WRITTEN REQUEST => Copy everything in the data below exactly except the pictures.

INFORMATION SHOWN =>
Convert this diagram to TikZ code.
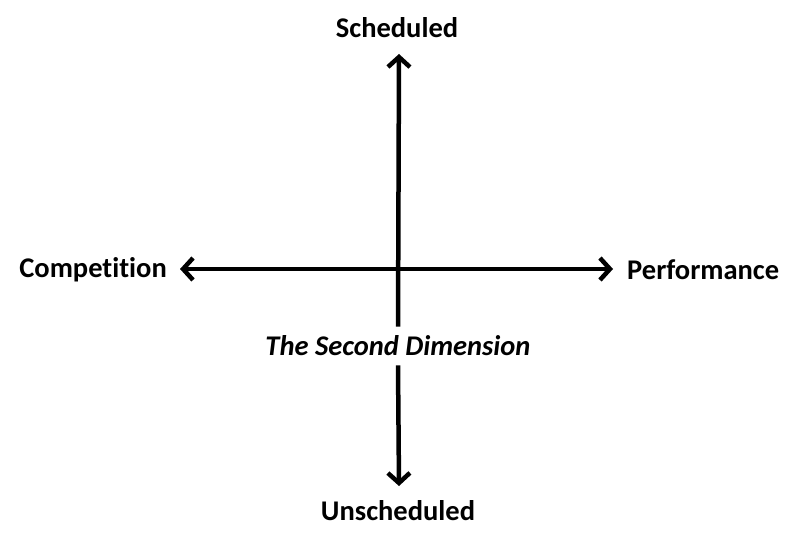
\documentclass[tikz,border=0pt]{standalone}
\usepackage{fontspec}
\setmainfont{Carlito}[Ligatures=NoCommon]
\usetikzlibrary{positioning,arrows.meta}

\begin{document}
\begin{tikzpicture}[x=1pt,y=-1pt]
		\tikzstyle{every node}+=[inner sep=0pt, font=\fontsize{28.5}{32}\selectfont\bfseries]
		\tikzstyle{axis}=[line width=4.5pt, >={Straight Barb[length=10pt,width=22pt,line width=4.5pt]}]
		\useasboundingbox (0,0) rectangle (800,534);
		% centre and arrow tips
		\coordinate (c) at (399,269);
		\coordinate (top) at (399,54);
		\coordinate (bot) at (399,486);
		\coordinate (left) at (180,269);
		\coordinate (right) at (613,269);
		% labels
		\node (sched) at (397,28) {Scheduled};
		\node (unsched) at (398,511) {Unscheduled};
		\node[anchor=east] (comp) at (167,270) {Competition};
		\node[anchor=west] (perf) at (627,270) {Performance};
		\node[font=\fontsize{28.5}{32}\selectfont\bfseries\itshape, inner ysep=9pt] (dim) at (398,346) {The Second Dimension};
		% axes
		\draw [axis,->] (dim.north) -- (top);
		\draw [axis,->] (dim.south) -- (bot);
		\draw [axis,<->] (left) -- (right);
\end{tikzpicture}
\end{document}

SOLUTION FOR THIS EXERCISE =>
Convert this diagram to TikZ code.
\documentclass[tikz,border=0pt]{standalone}
\usepackage{fontspec}
\setmainfont{Carlito}[Ligatures=NoCommon]
\usetikzlibrary{positioning,arrows.meta}

\begin{document}
\begin{tikzpicture}[x=1pt,y=-1pt]
		\tikzstyle{every node}+=[inner sep=0pt, font=\fontsize{28.5}{32}\selectfont\bfseries]
		\tikzstyle{axis}=[line width=4.5pt, >={Straight Barb[length=10pt,width=22pt,line width=4.5pt]}]
		\useasboundingbox (0,0) rectangle (800,534);
		% centre and arrow tips
		\coordinate (c) at (399,269);
		\coordinate (top) at (399,54);
		\coordinate (bot) at (399,486);
		\coordinate (left) at (180,269);
		\coordinate (right) at (613,269);
		% labels
		\node (sched) at (397,28) {Scheduled};
		\node (unsched) at (398,511) {Unscheduled};
		\node[anchor=east] (comp) at (167,270) {Competition};
		\node[anchor=west] (perf) at (627,270) {Performance};
		\node[font=\fontsize{28.5}{32}\selectfont\bfseries\itshape, inner ysep=9pt] (dim) at (398,346) {The Second Dimension};
		% axes
		\draw [axis,->] (dim.north) -- (top);
		\draw [axis,->] (dim.south) -- (bot);
		\draw [axis,<->] (left) -- (right);
\end{tikzpicture}
\end{document}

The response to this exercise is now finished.